:: SUPPLIED RECORDS ::
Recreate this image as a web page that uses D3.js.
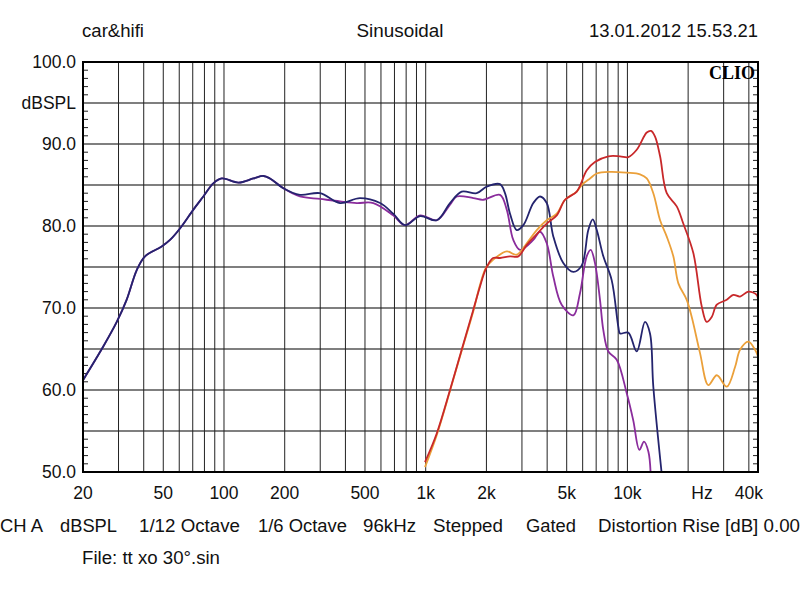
<!DOCTYPE html>
<html><head><meta charset="utf-8">
<script src="https://cdn.jsdelivr.net/npm/d3@7"></script>
<style>html,body{margin:0;padding:0;background:#fff;}svg{display:block;}</style>
</head><body>
<script>
// ---- data ----
const navyFreq = [20,25.2,29.4,32.9,36.9,40.6,49.1,54,60.5,70.5,79,88.5,97.5,118,140,157,169,197,238,299,376,472,594,690,790,938,1134,1320,1508,1790,2007,2335,2472,2618,2825,3048,3416,3688,3981,4294,4808,5396,5938,6398,6730,7048,7596,8356,9016,9192,10100,11120,12220,12940,13440,14790];
const navyDb   = [61.2,65.3,68.3,71.0,74.6,76.3,77.5,78.3,79.7,82.0,83.6,85.2,85.8,85.3,85.8,86.1,85.8,84.6,83.8,84.0,82.8,83.4,82.8,81.5,80.1,81.2,80.7,82.8,84.2,84.0,84.8,85.1,84.0,81.5,79.5,80.1,82.8,83.6,82.8,78.7,75.5,74.4,75.2,79.5,80.8,79.5,76.3,73.4,67.7,66.9,67.0,64.7,68.3,66.9,60.4,49.8];
const purpleFreq = [20,25.2,29.4,32.9,36.9,40.6,49.1,54,60.5,70.5,79,88.5,97.5,118,140,157,169,197,238,299,376,455,550,690,790,938,1134,1320,1426,1722,1930,2335,2522,2718,2936,3416,3688,3981,4294,4720,5396,5820,6280,6578,6902,7312,7596,8044,8852,9924,10690,11460,12080,12700,13050];
const purpleDb   = [61.2,65.3,68.3,71.0,74.6,76.3,77.5,78.3,79.7,82.0,83.6,85.2,85.8,85.3,85.8,86.1,85.8,84.6,83.6,83.3,83.0,82.8,82.8,81.3,80.1,81.3,80.7,82.6,83.6,83.4,83.2,83.8,82.0,78.3,77.1,78.3,79.3,77.9,73.8,70.4,69.1,71.8,76.3,77.1,75.5,71.0,67.3,64.7,63.7,59.6,56.3,52.7,53.7,52.5,49.6];
const redFreq = [992,1134,1320,1508,1722,1858,1990,2157,2335,2618,2878,3170,3552,3981,4462,4906,5608,6288,6902,8044,9192,10100,11120,12470,13090,13710,14520,15670,17560,18920,21220,23360,24720,26180,27740,31080,33500,36180,39760,43760,44400];
const redDb   = [51.2,54.7,60.0,64.9,69.8,72.6,74.8,76.1,76.1,76.3,76.3,77.7,79.0,80.3,81.3,83.2,84.2,86.8,87.8,88.5,88.5,88.4,89.3,91.4,91.6,90.9,88.5,84.0,82.4,80.3,76.7,70.2,68.3,68.9,70.4,71.0,71.6,71.4,72.0,71.6,71.0];
const orangeFreq = [992,1134,1320,1508,1722,1858,1990,2164,2522,2825,3170,3552,3981,4462,4906,5608,5938,6526,7048,8200,9924,11550,12470,13440,14520,15670,16890,17890,19680,20840,22910,25200,27740,31080,34170,36180,39760,42940,44400];
const orangeDb   = [50.6,54.5,59.9,64.8,69.6,72.8,74.9,75.9,76.9,76.5,77.9,79.5,80.7,81.5,83.2,84.2,85.0,85.8,86.4,86.6,86.5,86.3,85.8,84.0,80.7,78.7,76.3,73.0,71.0,68.9,64.5,60.6,61.8,60.4,62.8,64.9,65.9,64.9,64.1];

const xTickVals = [20,50,100,200,500,1000,2000,5000,10000,40000];
const xTickLabels = ["20","50","100","200","500","1k","2k","5k","10k","40k"];
const yTickVals = [100,90,80,70,60,50];
const yTickLabels = ["100.0","90.0","80.0","70.0","60.0","50.0"];
const headerTexts = ["car&hifi","Sinusoidal","13.01.2012 15.53.21"];
const footerTexts = ["CH A","dBSPL","1/12 Octave","1/6 Octave","96kHz","Stepped","Gated","Distortion Rise [dB] 0.00"];
const fileText = "File: tt xo 30°.sin";

// ---- layout ----
const W = 800, H = 595;
const L = 83, R = 758, T = 62, B = 472;
const x = d3.scaleLog().domain([20, 44400]).range([L, R]);
const y = d3.scaleLinear().domain([50, 100]).range([B, T]);

const svg = d3.select("body").append("svg").attr("width", W).attr("height", H);
const font = "'Liberation Sans', Arial, sans-serif";
const FS = 17.5;

svg.append("defs").append("clipPath").attr("id","clip")
  .append("rect").attr("x",L).attr("y",T).attr("width",R-L).attr("height",B-T);

// horizontal grid every 5 dB
const hg = d3.range(55, 100, 5);
svg.append("g").selectAll("line").data(hg).join("line")
  .attr("x1",L).attr("x2",R).attr("y1",d=>y(d)).attr("y2",d=>y(d))
  .attr("stroke","#555").attr("stroke-width",1.3);

// vertical grid
const vg = [];
[10,100,1000,10000].forEach(p=>{ for(let k=1;k<10;k++){ const f=k*p; if(f>20 && f<44400) vg.push(f);} });
svg.append("g").selectAll("line").data(vg).join("line")
  .attr("x1",d=>x(d)).attr("x2",d=>x(d)).attr("y1",T).attr("y2",B)
  .attr("stroke","#222").attr("stroke-width",1);

// minor ticks each dB
const mt = d3.range(51, 100, 1).filter(d=>d%5!==0);
svg.append("g").selectAll("line").data(mt).join("line")
  .attr("x1",L).attr("x2",L+5).attr("y1",d=>y(d)).attr("y2",d=>y(d))
  .attr("stroke","#222").attr("stroke-width",1);
svg.append("g").selectAll("line").data(mt).join("line")
  .attr("x1",R-5).attr("x2",R).attr("y1",d=>y(d)).attr("y2",d=>y(d))
  .attr("stroke","#222").attr("stroke-width",1);

// curves
const series = [
  {f:navyFreq, d:navyDb, c:"#24246e"},
  {f:purpleFreq, d:purpleDb, c:"#8a2c9c"},
  {f:orangeFreq, d:orangeDb, c:"#eba03a"},
  {f:redFreq, d:redDb, c:"#c8282a"}
];
const order = [series[1], series[0], series[2], series[3]];
const line = d3.line().x(p=>x(p[0])).y(p=>y(p[1])).curve(d3.curveCatmullRom.alpha(0.5));
const cg = svg.append("g").attr("clip-path","url(#clip)");
order.forEach(s=>{
  cg.append("path").datum(s.f.map((f,i)=>[f,s.d[i]]))
    .attr("d",line).attr("fill","none").attr("stroke",s.c).attr("stroke-width",1.8)
    .attr("stroke-linejoin","round");
});

// frame
svg.append("rect").attr("x",L).attr("y",T).attr("width",R-L).attr("height",B-T)
  .attr("fill","none").attr("stroke","#000").attr("stroke-width",2);

function txt(xp, yp, s, anchor, len){
  const t = svg.append("text").attr("x",xp).attr("y",yp).attr("text-anchor",anchor||"start")
    .attr("font-family",font).attr("font-size",FS).attr("fill","#111").text(s);
  if(len){ t.attr("textLength",len).attr("lengthAdjust","spacingAndGlyphs"); }
  return t;
}

// y labels
yTickVals.forEach((v,i)=>txt(76, y(v)+6, yTickLabels[i], "end"));
txt(76, y(95)+6, "dBSPL", "end");

// x labels
xTickVals.forEach((v,i)=>txt(x(v), 499, xTickLabels[i], "middle"));
txt(702, 499, "Hz", "middle");

// header
txt(82, 37, headerTexts[0], "start", 62);
txt(400, 37, headerTexts[1], "middle", 87);
txt(758, 37, headerTexts[2], "end", 169);

// CLIO
svg.append("text").attr("x",755).attr("y",79).attr("text-anchor","end")
  .attr("font-family","'Liberation Serif','Times New Roman',serif").attr("font-weight","bold")
  .attr("font-size",18).attr("fill","#000").text("CLIO");

// footer
const footX = [0,60,139,258,363,433,526,598];
const footLen = [43,57,101,89,53,70,50,202];
footerTexts.forEach((s,i)=>txt(footX[i], 532, s, "start", footLen[i]));
txt(82, 564, fileText, "start", 138);
</script>
</body></html>
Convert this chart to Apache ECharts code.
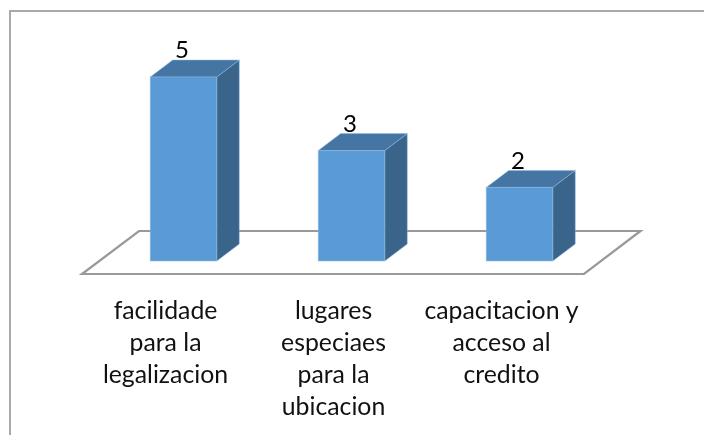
<!DOCTYPE html>
<html>
<head>
<meta charset="utf-8">
<style>html,body{margin:0;padding:0;background:#fff}#c{width:704px;height:435px}</style>
<script src="https://cdn.jsdelivr.net/npm/echarts@6/dist/echarts.min.js"></script>
</head>
<body>
<div id="c"></div>
<script>
const categories = ['facilidade\npara la\nlegalizacion', 'lugares\nespeciaes\npara la\nubicacion', 'capacitacion y\nacceso al\ncredito'];
const values = [5, 3, 2];
const yMin = 0;
const yMax = 5;

const FONT = 'Lato, "Open Sans", sans-serif';
const FRONT = '#5b9bd5', TOP = '#4575a3', SIDE = '#3a6489', EDGE = '#8ab8e2';
const DX = 22.5, DY = 17;

const chart = echarts.init(document.getElementById('c'), null, {renderer: 'canvas'});
chart.setOption({
  animation: false,
  backgroundColor: '#ffffff',
  graphic: [
    {type: 'line', silent: true, shape: {x1: 10, y1: 11, x2: 704, y2: 11}, style: {stroke: '#a9a9a9', lineWidth: 2}},
    {type: 'line', silent: true, shape: {x1: 10, y1: 10, x2: 10, y2: 435}, style: {stroke: '#a9a9a9', lineWidth: 2}}
  ],
  grid: {left: 99.5, width: 504, top: 77, height: 184},
  xAxis: {
    type: 'category',
    data: categories,
    axisLine: {show: false},
    axisTick: {show: false},
    axisLabel: {
      interval: 0, margin: 34, color: '#111111', fontFamily: FONT, fontSize: 24.8, lineHeight: 32,
      hideOverlap: false, padding: [0, 36, 0, 0]
    }
  },
  yAxis: {type: 'value', min: yMin, max: yMax, show: false, splitLine: {show: false}},
  series: [
    {
      type: 'custom',
      silent: true,
      z: 1,
      data: [[0, 0]],
      renderItem: function (params) {
        const g = params.coordSys;
        const b = g.y + g.height, r = g.x + g.width;
        return {
          type: 'polygon',
          shape: {points: [[g.x - 17.5, b + 13], [r - 19.5, b + 13], [r + 37, b - 30], [g.x + 39.5, b - 30]]},
          style: {fill: '#ffffff', stroke: '#999999', lineWidth: 2.2}
        };
      }
    },
    {
      type: 'custom',
      silent: true,
      z: 2,
      data: values.map((v, i) => [i, v]),
      encode: {x: 0, y: 1},
      renderItem: function (params, api) {
        const top = api.coord([api.value(0), api.value(1)]);
        const base = api.coord([api.value(0), 0]);
        const w = api.size([1, 0])[0] * 0.396;
        const l = top[0] - w / 2, r = top[0] + w / 2, t = top[1], b = base[1];
        const edge = {stroke: EDGE, lineWidth: 0.5};
        return {
          type: 'group',
          children: [
            {type: 'polygon', shape: {points: [[r, t], [r + DX, t - DY], [r + DX, b - DY], [r, b]]},
             style: Object.assign({fill: SIDE}, edge)},
            {type: 'polygon', shape: {points: [[l, t], [l + DX, t - DY], [r + DX, t - DY], [r, t]]},
             style: Object.assign({fill: TOP}, edge)},
            {type: 'rect', shape: {x: l, y: t, width: w, height: b - t},
             style: Object.assign({fill: FRONT}, edge)},
            {type: 'text', style: {
              text: String(api.value(1)), x: top[0] - 1.5, y: t - 26.5,
              align: 'center', verticalAlign: 'middle',
              fill: '#000000', font: '24px ' + FONT
            }}
          ]
        };
      }
    }
  ]
});
</script>
</body>
</html>
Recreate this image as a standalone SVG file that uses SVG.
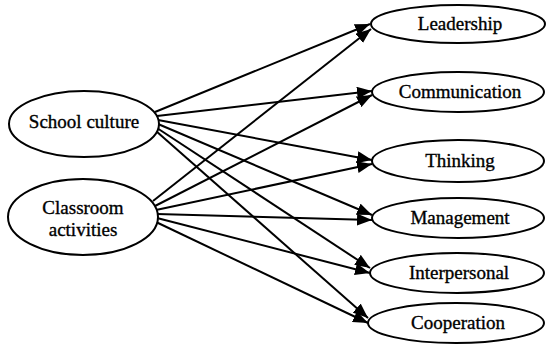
<svg xmlns="http://www.w3.org/2000/svg" width="547" height="347" viewBox="0 0 547 347">
<defs>
<style>
.node ellipse{fill:#fff;stroke:#000;stroke-width:2}
.node text{font-family:"Liberation Serif","Times New Roman",Tinos,"DejaVu Serif",serif;font-size:19px;fill:#000;stroke:#000;stroke-width:0.35;text-anchor:middle}
.edges line{stroke:#000;stroke-width:2;fill:none;marker-end:url(#arr)}
</style>
<marker id="arr" markerUnits="userSpaceOnUse" viewBox="0 0 15 12" refX="15" refY="6" markerWidth="15" markerHeight="12" orient="auto">
<path d="M0,0 L15,6 L0,12 z" fill="#000"/>
</marker>
</defs>
<rect width="547" height="347" fill="#fff"/>
<g class="edges" id="connectors">
<line x1="155" y1="112" x2="370" y2="24"/>
<line x1="157" y1="116" x2="372" y2="91"/>
<line x1="158" y1="120" x2="372" y2="160"/>
<line x1="158" y1="124" x2="372" y2="215"/>
<line x1="157" y1="128" x2="370" y2="268"/>
<line x1="156" y1="131" x2="368" y2="318"/>
<line x1="153" y1="201" x2="371" y2="29"/>
<line x1="155" y1="206" x2="372" y2="95"/>
<line x1="156" y1="210" x2="372" y2="164"/>
<line x1="157" y1="214" x2="372" y2="220"/>
<line x1="157" y1="218" x2="370" y2="273"/>
<line x1="156" y1="222" x2="368" y2="323"/>
</g>
<g class="node" id="school-culture">
<ellipse cx="84" cy="124" rx="75" ry="33"/>
<text x="84" y="128">School culture</text>
</g>
<g class="node" id="classroom-activities">
<ellipse cx="83" cy="217" rx="75" ry="38"/>
<text x="83" y="214">Classroom</text>
<text x="83" y="236">activities</text>
</g>
<g class="node" id="leadership">
<ellipse cx="458" cy="24" rx="87" ry="19"/>
<text x="460" y="30">Leadership</text>
</g>
<g class="node" id="communication">
<ellipse cx="458" cy="92" rx="86" ry="20"/>
<text x="460" y="98">Communication</text>
</g>
<g class="node" id="thinking">
<ellipse cx="458" cy="161" rx="86" ry="21"/>
<text x="460" y="167">Thinking</text>
</g>
<g class="node" id="management">
<ellipse cx="458" cy="218" rx="86" ry="20"/>
<text x="460" y="224">Management</text>
</g>
<g class="node" id="interpersonal">
<ellipse cx="457" cy="273" rx="87" ry="20"/>
<text x="459" y="279">Interpersonal</text>
</g>
<g class="node" id="cooperation">
<ellipse cx="456" cy="323" rx="88" ry="20"/>
<text x="458" y="329">Cooperation</text>
</g>
</svg>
:::
▶ _OBJECTIVE_
Above are some entries; copy exactly the lines from the line with "Convert this chart to Apache ECharts code." through the line with "const DX = 22.5, DY = 17;", both included, but none of the pictures.

▶ _TASK OUTPUT_
Convert this chart to Apache ECharts code.
<!DOCTYPE html>
<html>
<head>
<meta charset="utf-8">
<style>html,body{margin:0;padding:0;background:#fff}#c{width:704px;height:435px}</style>
<script src="https://cdn.jsdelivr.net/npm/echarts@6/dist/echarts.min.js"></script>
</head>
<body>
<div id="c"></div>
<script>
const categories = ['facilidade\npara la\nlegalizacion', 'lugares\nespeciaes\npara la\nubicacion', 'capacitacion y\nacceso al\ncredito'];
const values = [5, 3, 2];
const yMin = 0;
const yMax = 5;

const FONT = 'Lato, "Open Sans", sans-serif';
const FRONT = '#5b9bd5', TOP = '#4575a3', SIDE = '#3a6489', EDGE = '#8ab8e2';
const DX = 22.5, DY = 17;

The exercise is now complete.